A package to aggregate embeddings in a Faiss vector store based on metadata columns.
Project description
Faiss Embeddings Aggregation Library
This Python library provides various methods for aggregating multiple embeddings associated with a single document or entity into a single representative embedding. It supports a wide range of aggregation techniques, from simple averaging to advanced methods like PCA and Attentive Pooling.
Features
- Simple Average: Compute the arithmetic mean of embeddings.
- Weighted Average: Compute a weighted average of embeddings.
- Geometric Mean: Compute the geometric mean across embeddings.
- Harmonic Mean: Compute the harmonic mean across embeddings.
- Centroid (K-Means): Use K-Means clustering to find the centroid of the embeddings.

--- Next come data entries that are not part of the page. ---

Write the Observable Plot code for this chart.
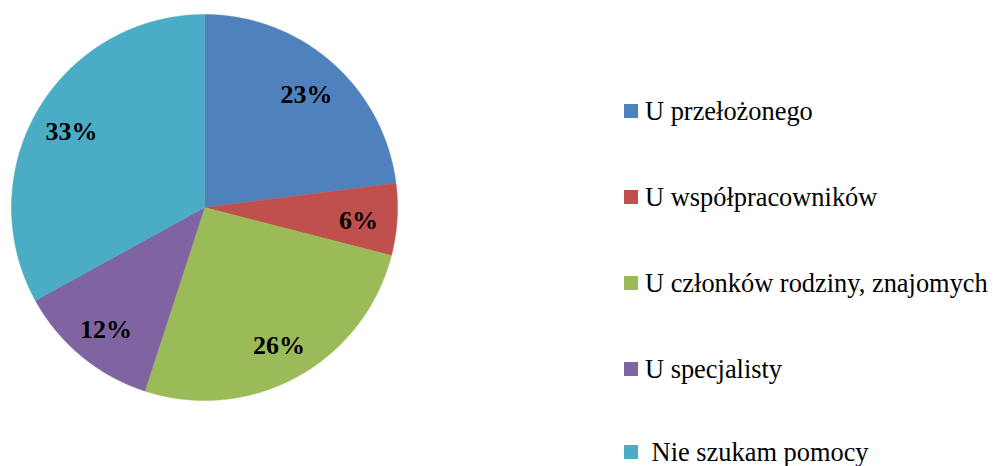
<!DOCTYPE html>
<html><head><meta charset="utf-8">
<script src="https://cdn.jsdelivr.net/npm/d3@7"></script>
<script src="https://cdn.jsdelivr.net/npm/@observablehq/plot@0.6"></script>
<style>
body{margin:0;background:#fff;}
#wrap{position:relative;width:994px;height:466px;overflow:hidden;}
.legend{position:absolute;left:624px;top:0;font-family:'Liberation Serif',serif;font-size:26.4px;color:#000;}
.item{position:absolute;left:0;height:30px;display:flex;align-items:center;white-space:pre;}
.sw{width:14px;height:14px;margin-right:7px;flex:none;}
</style></head>
<body><div id="wrap"></div>
<script>
const categories = ["U przełożonego", "U współpracowników", "U członków rodziny, znajomych", "U specjalisty", " Nie szukam pomocy"];
const values = [23, 6, 26, 12, 33];
const labels = ["23%", "6%", "26%", "12%", "33%"];
const colors = ["#4F81BD", "#C0504D", "#9BBB59", "#8064A2", "#4BACC6"];

const total = d3.sum(values);
const slices = [];
const labelPts = [];
let cum = 0;
values.forEach((v, i) => {
  const a0 = cum / total * 2 * Math.PI;
  const a1 = (cum + v) / total * 2 * Math.PI;
  cum += v;
  slices.push({name: categories[i], x: 0, y: 0});
  const n = Math.max(2, Math.ceil((a1 - a0) / 0.005));
  for (let k = 0; k <= n; k++) {
    const a = a0 + (a1 - a0) * k / n;
    slices.push({name: categories[i], x: Math.sin(a), y: Math.cos(a)});
  }
  slices.push({name: categories[i], x: 0, y: 0});
  const am = (a0 + a1) / 2;
  labelPts.push({label: labels[i], x: 0.8 * Math.sin(am), y: 0.8 * Math.cos(am)});
});

const chart = Plot.plot({
  width: 994,
  height: 466,
  margin: 0,
  x: {domain: [-1, 1], range: [11, 397], axis: null},
  y: {domain: [-1, 1], range: [400, 14], axis: null},
  color: {domain: categories, range: colors},
  marks: [
    Plot.line(slices, {x: "x", y: "y", z: "name", fill: "name", stroke: "name", strokeWidth: 0.5, curve: "linear-closed"}),
    Plot.text(labelPts, {x: "x", y: "y", text: "label", dy: 3, fontSize: 26, fontWeight: "bold", fontFamily: "Liberation Serif, serif", fill: "#000"})
  ]
});
const wrap = document.getElementById("wrap");
wrap.appendChild(chart);

const legend = document.createElement("div");
legend.className = "legend";
const rowCenters = [111, 197, 283, 369, 452];
categories.forEach((c, i) => {
  const it = document.createElement("div");
  it.className = "item";
  it.style.top = (rowCenters[i] - 15) + "px";
  const sw = document.createElement("div");
  sw.className = "sw";
  sw.style.background = colors[i];
  const t = document.createElement("span");
  t.textContent = c;
  it.appendChild(sw);
  it.appendChild(t);
  legend.appendChild(it);
});
wrap.appendChild(legend);
</script>
</body></html>
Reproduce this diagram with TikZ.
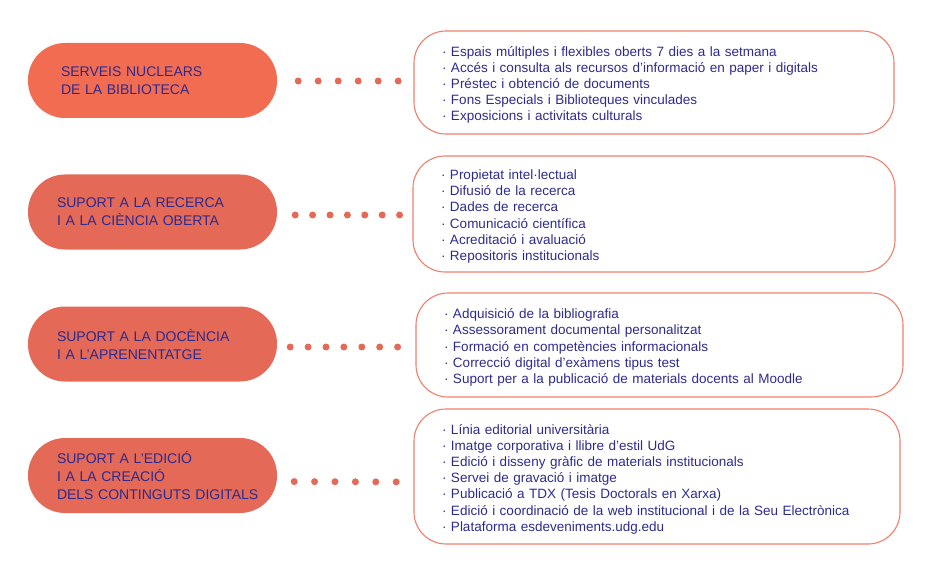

- Principal Component (PCA): Use PCA to reduce embeddings to a single principal component.
- Median: Compute the element-wise median of embeddings.
- Trimmed Mean: Compute the mean after trimming outliers.
- Max-Pooling: Take the maximum value for each dimension across embeddings.
- Min-Pooling: Take the minimum value for each dimension across embeddings.
- Entropy-Weighted Average: Weight embeddings by their entropy (information content).
- Attentive Pooling: Use an attention mechanism to learn the weights for combining embeddings.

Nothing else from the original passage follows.